Mel Chin

Artist with a long-standing interest in social and political issues, as well as issues affecting the environment

portrait
Mel Chin

Mel Chin was invited by Cape Farewell to participate in the Carbon 14 workshop (November 2011). As an artist Mel has demonstrated a long-standing interest in social and political issues, as well as issues effecting the environment.

Since the Fall of 2011, when he participated in Artifariti, the international Art and Human Rights Meeting in the Western Sahara, Mel has been engaged with Saharawi refugees and their leadership on The Potential Project, a project to help the People of the Western Sahara achieve their goal of independence and a real means of self-determination by developing both their own currency and an economy “backed not by gold or gas, but by the sun.”

For Cape Farewell’s Carbon 14: Climate is Culture exhibition at the ROM, and by way of introducing the larger project, Mel is collaborating with Markus Kayser of MIT Media Lab’s Mediated Materials Group to create The Saharan Sand Dollar Exchange Machine, a solar powered and fully active money exchange machine. Visitors are encouraged to exchange Canadian currency for the face value of the first tests of solar fused coins made of Western Saharan sand. This dispensing prototype encourages the first international monetary exchange of solar-backed as opposed to gold-backed money. Proceeds will be extended to support the effort of a currency based on imagery developed from different generations of Western Saharan citizens.

Also featured is a schematic model of Potential Project’s Stand Alone Power Plant and transmission system is being developed by Dr.Richard Corkish, Head, School of Photovoltaic & Renewable Energy Engineering and Chief Operating Officer, Australian Centre for Advanced Photovoltaics, of the University of New South Wales, Sydney Australia and his international student, Jonathan Teo.

Biography

Mel Chin was born in Houston, Texas in 1951. Mel’s art, which is both analytical and poetic, evades easy classification. He is known for the broad range of approaches in his art, including works that require multi-disciplinary, collaborative teamwork and works that conjoin cross-cultural aesthetics with complex ideas.

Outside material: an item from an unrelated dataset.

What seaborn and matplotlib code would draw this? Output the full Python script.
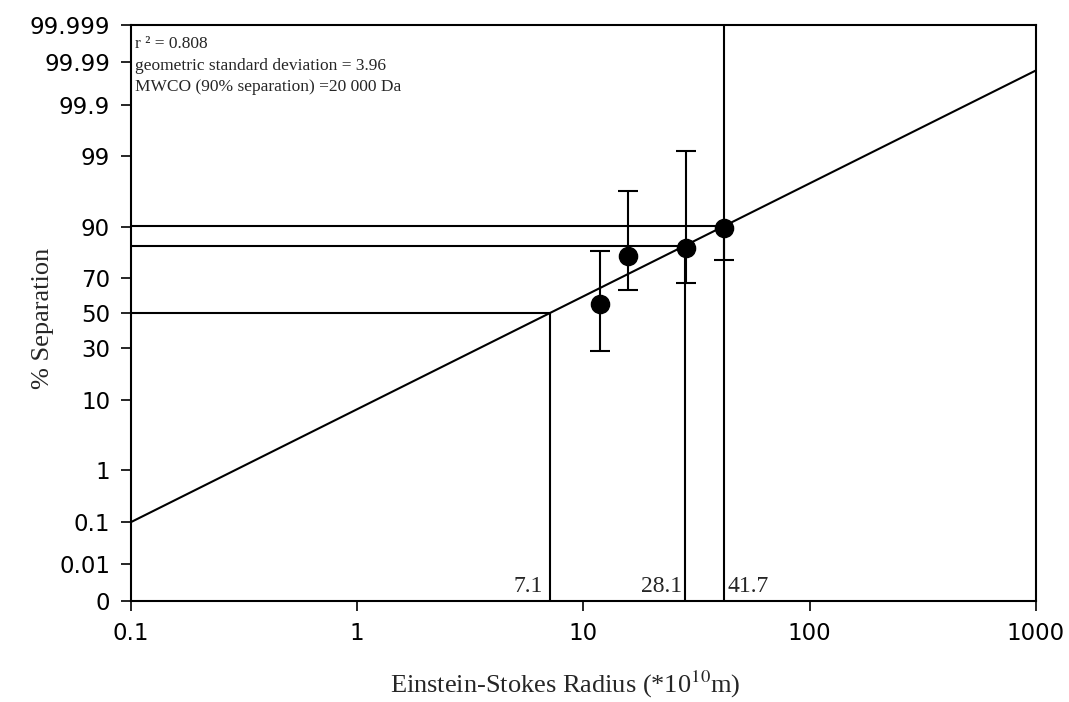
import math
import numpy as np
import pandas as pd
import matplotlib
matplotlib.use("Agg")
import matplotlib.pyplot as plt
import seaborn as sns

# ---------------- data ----------------
radius = [11.8, 15.8, 28.5, 42.0]          # Einstein-Stokes radius (*1e10 m)
separation = [55.3, 80.1, 83.2, 89.6]      # % separation
sep_low = [28.7, 63.3, 67.2, 78.4]         # lower end of error bar
sep_high = [82.1, 96.5, 99.18, 99.99999]   # upper end of error bar

d50 = 7.1          # radius at 50 % separation
d84 = 28.1         # radius at 84.13 % separation
d90 = 41.7         # radius at 90 % separation (MWCO)
gsd = 3.96         # geometric standard deviation
fit_x = [0.1, 1000]

y_ticks = [0.001, 0.01, 0.1, 1, 10, 30, 50, 70, 90, 99, 99.9, 99.99, 99.999]
y_tick_labels = ["0", "0.01", "0.1", "1", "10", "30", "50", "70", "90", "99",
                 "99.9", "99.99", "99.999"]
x_ticks = [0.1, 1, 10, 100, 1000]
x_tick_labels = ["0.1", "1", "10", "100", "1000"]

annotation = ["r ² = 0.808",
              "geometric standard deviation = 3.96",
              "MWCO (90% separation) =20 000 Da"]

# ---------------- probit scale helpers ----------------
_a = [-3.969683028665376e+01, 2.209460984245205e+02, -2.759285104469687e+02,
      1.383577518672690e+02, -3.066479806614716e+01, 2.506628277459239e+00]
_b = [-5.447609879822406e+01, 1.615858368580409e+02, -1.556989798598866e+02,
      6.680131188771972e+01, -1.328068155288572e+01]
_c = [-7.784894002430293e-03, -3.223964580411365e-01, -2.400758277161838e+00,
      -2.549732539343734e+00, 4.374664141464968e+00, 2.938163982698783e+00]
_d = [7.784695709041462e-03, 3.224671290700398e-01, 2.445134137142996e+00,
      3.754408661907416e+00]


def _ppf(p):
    p = np.clip(np.asarray(p, dtype=float), 1e-15, 1 - 1e-15)
    plow = 0.02425
    q = p - 0.5
    r = q * q
    central = (((((_a[0]*r+_a[1])*r+_a[2])*r+_a[3])*r+_a[4])*r+_a[5])*q / \
              (((((_b[0]*r+_b[1])*r+_b[2])*r+_b[3])*r+_b[4])*r+1)
    ql = np.sqrt(-2*np.log(p))
    low = (((((_c[0]*ql+_c[1])*ql+_c[2])*ql+_c[3])*ql+_c[4])*ql+_c[5]) / \
          ((((_d[0]*ql+_d[1])*ql+_d[2])*ql+_d[3])*ql+1)
    qh = np.sqrt(-2*np.log(1-p))
    high = -(((((_c[0]*qh+_c[1])*qh+_c[2])*qh+_c[3])*qh+_c[4])*qh+_c[5]) / \
           ((((_d[0]*qh+_d[1])*qh+_d[2])*qh+_d[3])*qh+1)
    return np.where(p < plow, low, np.where(p > 1 - plow, high, central))


_erf = np.vectorize(math.erf, otypes=[float])


def pct_to_probit(y):
    return _ppf(np.asarray(y, dtype=float) / 100.0)


def probit_to_pct(z):
    z = np.asarray(z, dtype=float)
    return 50.0 * (1.0 + _erf(z / math.sqrt(2.0)))


def fit_pct(x):
    z = np.log(np.asarray(x, dtype=float) / d50) / np.log(gsd)
    return probit_to_pct(z)


# ---------------- plot ----------------
sns.set_style("ticks")
plt.rcParams["font.family"] = ["DejaVu Sans"]
plt.rcParams["mathtext.fontset"] = "stix"

fig = plt.figure(figsize=(10.69, 7.02), dpi=100)
ax = fig.add_axes([0.1225, 0.144, 0.8465, 0.820])

ax.set_xscale("log")
ax.set_yscale("function", functions=(pct_to_probit, probit_to_pct))
ax.set_xlim(0.1, 1000)
ax.set_ylim(0.001, 99.999)

lw = 1.5
col = "black"

# fitted line
fit_df = pd.DataFrame({"x": fit_x, "y": fit_pct(fit_x)})
sns.lineplot(data=fit_df, x="x", y="y", ax=ax, color=col, lw=lw)

# reference lines
for xv in [d50, d84, d90]:
    yv = float(fit_pct([xv])[0])
    ax.plot([0.1, xv], [yv, yv], color=col, lw=lw)
    ax.plot([xv, xv], [0.001, yv], color=col, lw=lw)

# error bars
yerr = np.array([np.array(separation) - np.array(sep_low),
                 np.array(sep_high) - np.array(separation)])
ax.errorbar(radius, separation, yerr=yerr, fmt="none", ecolor=col,
            elinewidth=lw, capsize=7, capthick=lw, clip_on=True)

pts = pd.DataFrame({"r": radius, "s": separation})
sns.scatterplot(data=pts, x="r", y="s", ax=ax, color=col, s=170,
                edgecolor=col, zorder=5)

# value labels at reference lines
serif = ["Liberation Serif", "DejaVu Serif"]
for xv, ha, dx in [(d50, "right", -5), (d84, "right", -2), (d90, "left", 3)]:
    ax.annotate(f"{xv:.1f}", xy=(xv, 0.001), xytext=(dx, 3),
                textcoords="offset points", ha=ha, va="bottom",
                fontsize=17, family=serif)

# annotation box text
ax.text(0.005, 0.981, "\n".join(annotation), transform=ax.transAxes,
        ha="left", va="top", fontsize=12.5, family=serif, linespacing=1.45)

ax.set_xticks(x_ticks)
ax.set_xticklabels(x_tick_labels)
ax.xaxis.set_minor_locator(matplotlib.ticker.NullLocator())
ax.set_yticks(y_ticks)
ax.set_yticklabels(y_tick_labels)
ax.yaxis.set_minor_locator(matplotlib.ticker.NullLocator())

ax.tick_params(axis="both", direction="out", length=7, width=1.2,
               color=col, labelsize=16.5, labelcolor=col)
ax.tick_params(axis="x", pad=8)
ax.tick_params(axis="y", pad=8)
for sp in ax.spines.values():
    sp.set_visible(True)
    sp.set_linewidth(1.5)
    sp.set_color(col)

ax.set_xlabel("Einstein-Stokes Radius (*10$^{10}$m)", family=serif,
              fontsize=19)
ax.set_ylabel("% Separation", family=serif, fontsize=19)
ax.xaxis.set_label_coords(0.48, -0.118)
ax.yaxis.set_label_coords(-0.085, 0.49)

fig.savefig("out.png", dpi=100)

Mel insinuates art into unlikely places, including destroyed homes, toxic landfills, and even popular television, investigating how art can provoke greater social awareness and responsibility. He developed Revival Field (1989-ongoing), a project that has been a pioneer in the field of “green remediation,” the use of plants to remove toxic, heavy metals from the soil. From 1995-1998 he formed the collective, the GALA Committee, which produced In the Name of the Place, a conceptual public art project conducted on American prime-time television. His film, 9-11/9-11, a hand-drawn, 24 minute, joint Chilean/USA Production, won the prestigious Pedro Sienna Award, for Best Animation, National Council for the Arts and Cultures, Chile, in 2007.  Mel’s work was featured in the popular PBS program, Art of the 21st Century.

A multi-award winning artist, Mel has received awards and grants from organizations such as the National Endowment for the Arts, New York State Council for the Arts, Art Matters, Creative Capital, and the Penny McCall, Pollock/Krasner, Joan Mitchell, Rockefeller and Louis Comfort Tiffany Foundations, among others.